══ Data for processing

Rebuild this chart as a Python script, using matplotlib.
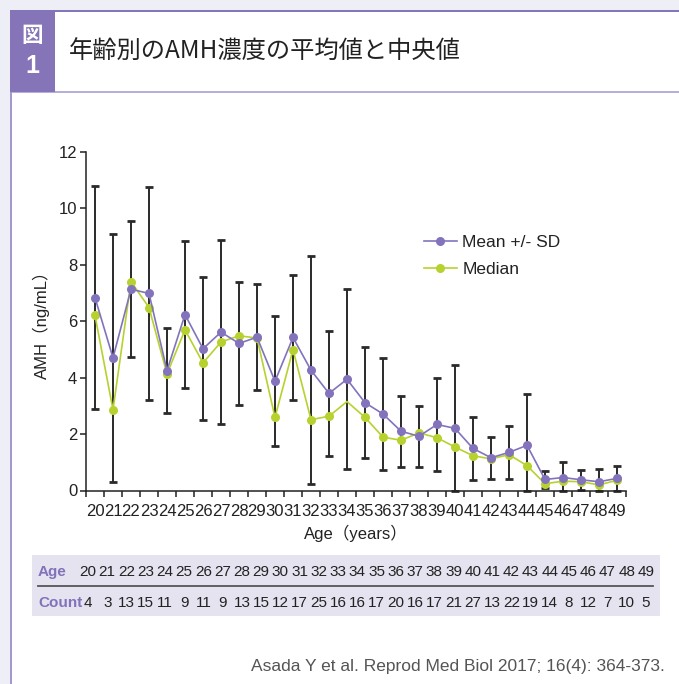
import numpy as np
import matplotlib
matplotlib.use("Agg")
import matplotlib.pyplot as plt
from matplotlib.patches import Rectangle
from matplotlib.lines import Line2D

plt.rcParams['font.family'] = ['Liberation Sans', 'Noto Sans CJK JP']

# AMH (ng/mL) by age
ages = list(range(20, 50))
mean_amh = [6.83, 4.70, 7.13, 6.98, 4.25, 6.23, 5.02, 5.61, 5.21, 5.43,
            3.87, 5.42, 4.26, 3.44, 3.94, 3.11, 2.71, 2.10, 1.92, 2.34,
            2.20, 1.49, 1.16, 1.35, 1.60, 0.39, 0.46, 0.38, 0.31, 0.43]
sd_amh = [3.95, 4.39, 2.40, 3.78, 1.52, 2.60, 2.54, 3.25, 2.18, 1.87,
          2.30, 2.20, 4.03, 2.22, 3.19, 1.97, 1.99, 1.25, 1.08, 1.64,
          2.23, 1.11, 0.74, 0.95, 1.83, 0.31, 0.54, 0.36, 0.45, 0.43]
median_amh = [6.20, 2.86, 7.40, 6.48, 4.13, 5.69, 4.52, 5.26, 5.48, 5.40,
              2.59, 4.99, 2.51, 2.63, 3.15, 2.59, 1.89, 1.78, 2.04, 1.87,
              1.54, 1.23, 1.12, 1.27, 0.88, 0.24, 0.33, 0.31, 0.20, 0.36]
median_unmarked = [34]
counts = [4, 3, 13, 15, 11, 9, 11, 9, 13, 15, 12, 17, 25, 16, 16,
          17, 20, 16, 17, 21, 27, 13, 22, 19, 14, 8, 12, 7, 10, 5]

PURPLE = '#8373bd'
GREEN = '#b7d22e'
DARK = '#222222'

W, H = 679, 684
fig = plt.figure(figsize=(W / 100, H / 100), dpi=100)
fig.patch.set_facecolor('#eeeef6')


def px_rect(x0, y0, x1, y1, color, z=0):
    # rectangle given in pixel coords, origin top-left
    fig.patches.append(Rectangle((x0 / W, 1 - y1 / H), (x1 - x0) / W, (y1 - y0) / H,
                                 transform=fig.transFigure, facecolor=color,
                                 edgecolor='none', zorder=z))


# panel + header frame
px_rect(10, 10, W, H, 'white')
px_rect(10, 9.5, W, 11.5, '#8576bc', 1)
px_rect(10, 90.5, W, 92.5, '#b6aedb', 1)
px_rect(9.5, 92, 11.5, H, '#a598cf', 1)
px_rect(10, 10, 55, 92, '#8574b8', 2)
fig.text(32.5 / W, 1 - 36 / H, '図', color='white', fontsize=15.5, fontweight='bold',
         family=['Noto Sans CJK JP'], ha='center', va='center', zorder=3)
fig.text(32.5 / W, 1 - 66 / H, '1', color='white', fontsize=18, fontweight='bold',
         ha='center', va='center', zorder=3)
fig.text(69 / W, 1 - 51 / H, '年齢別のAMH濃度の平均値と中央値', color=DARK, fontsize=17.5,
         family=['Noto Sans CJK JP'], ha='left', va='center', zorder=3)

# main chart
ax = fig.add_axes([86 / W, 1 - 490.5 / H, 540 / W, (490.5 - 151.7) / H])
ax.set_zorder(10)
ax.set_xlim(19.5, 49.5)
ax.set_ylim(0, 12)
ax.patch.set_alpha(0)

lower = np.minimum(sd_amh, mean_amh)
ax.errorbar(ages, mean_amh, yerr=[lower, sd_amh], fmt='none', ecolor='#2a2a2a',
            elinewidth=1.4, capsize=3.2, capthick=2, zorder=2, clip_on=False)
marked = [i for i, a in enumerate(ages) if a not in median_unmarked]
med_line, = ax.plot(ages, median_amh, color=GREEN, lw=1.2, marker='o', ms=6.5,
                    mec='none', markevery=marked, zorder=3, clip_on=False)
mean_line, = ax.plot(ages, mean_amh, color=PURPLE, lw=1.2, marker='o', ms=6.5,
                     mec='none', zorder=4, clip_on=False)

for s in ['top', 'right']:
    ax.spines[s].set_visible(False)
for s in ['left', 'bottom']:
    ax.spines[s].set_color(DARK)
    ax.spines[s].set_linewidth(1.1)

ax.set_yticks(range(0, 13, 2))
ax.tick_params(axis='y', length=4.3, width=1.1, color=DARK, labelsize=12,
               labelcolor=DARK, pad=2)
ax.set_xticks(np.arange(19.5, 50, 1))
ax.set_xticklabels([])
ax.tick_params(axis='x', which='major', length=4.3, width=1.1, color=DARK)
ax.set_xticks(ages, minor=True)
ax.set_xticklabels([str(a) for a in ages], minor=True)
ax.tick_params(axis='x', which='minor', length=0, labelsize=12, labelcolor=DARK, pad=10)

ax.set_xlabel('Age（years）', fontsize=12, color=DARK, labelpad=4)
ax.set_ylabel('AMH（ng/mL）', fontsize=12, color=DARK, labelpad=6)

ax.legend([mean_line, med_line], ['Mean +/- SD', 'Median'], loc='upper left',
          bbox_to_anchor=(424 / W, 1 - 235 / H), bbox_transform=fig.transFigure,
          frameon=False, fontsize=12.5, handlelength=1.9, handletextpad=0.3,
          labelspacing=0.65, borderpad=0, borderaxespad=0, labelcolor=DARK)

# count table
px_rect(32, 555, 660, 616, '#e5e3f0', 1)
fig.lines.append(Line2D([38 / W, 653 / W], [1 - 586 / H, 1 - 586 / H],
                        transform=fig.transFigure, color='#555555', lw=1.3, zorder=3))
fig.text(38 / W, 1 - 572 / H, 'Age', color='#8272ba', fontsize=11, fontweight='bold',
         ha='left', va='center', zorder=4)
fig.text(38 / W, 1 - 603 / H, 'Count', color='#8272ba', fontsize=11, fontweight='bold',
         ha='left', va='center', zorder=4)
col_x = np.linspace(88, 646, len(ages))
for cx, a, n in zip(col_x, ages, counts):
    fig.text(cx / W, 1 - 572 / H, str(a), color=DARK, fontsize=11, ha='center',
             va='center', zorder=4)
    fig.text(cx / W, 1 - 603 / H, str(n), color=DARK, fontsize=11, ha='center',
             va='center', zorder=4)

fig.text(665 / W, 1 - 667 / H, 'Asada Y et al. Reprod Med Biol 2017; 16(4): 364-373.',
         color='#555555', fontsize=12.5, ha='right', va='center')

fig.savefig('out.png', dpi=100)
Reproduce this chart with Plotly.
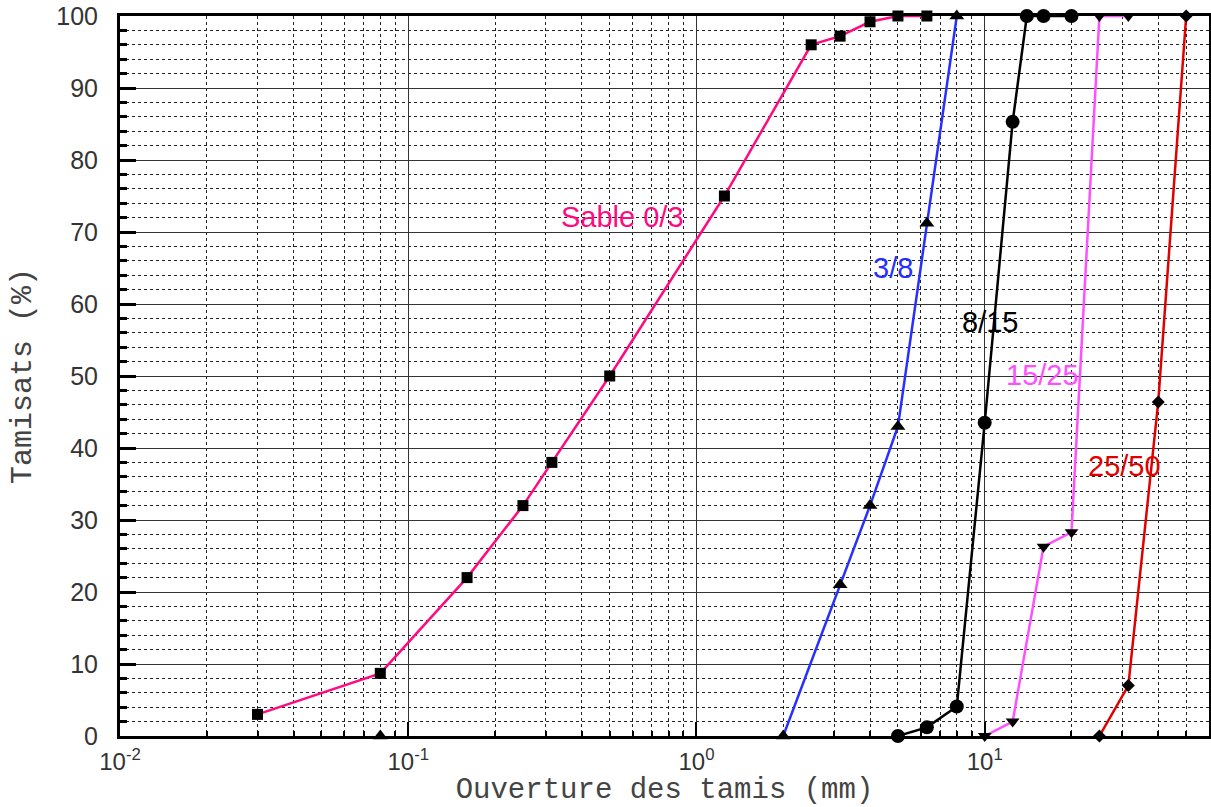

════

Exercise aim:
Copy out the lines that hold "chart".

The reply:
Rebuild this chart as a Python script, using matplotlib.
# main chart
Reproduce this chart with Plotly.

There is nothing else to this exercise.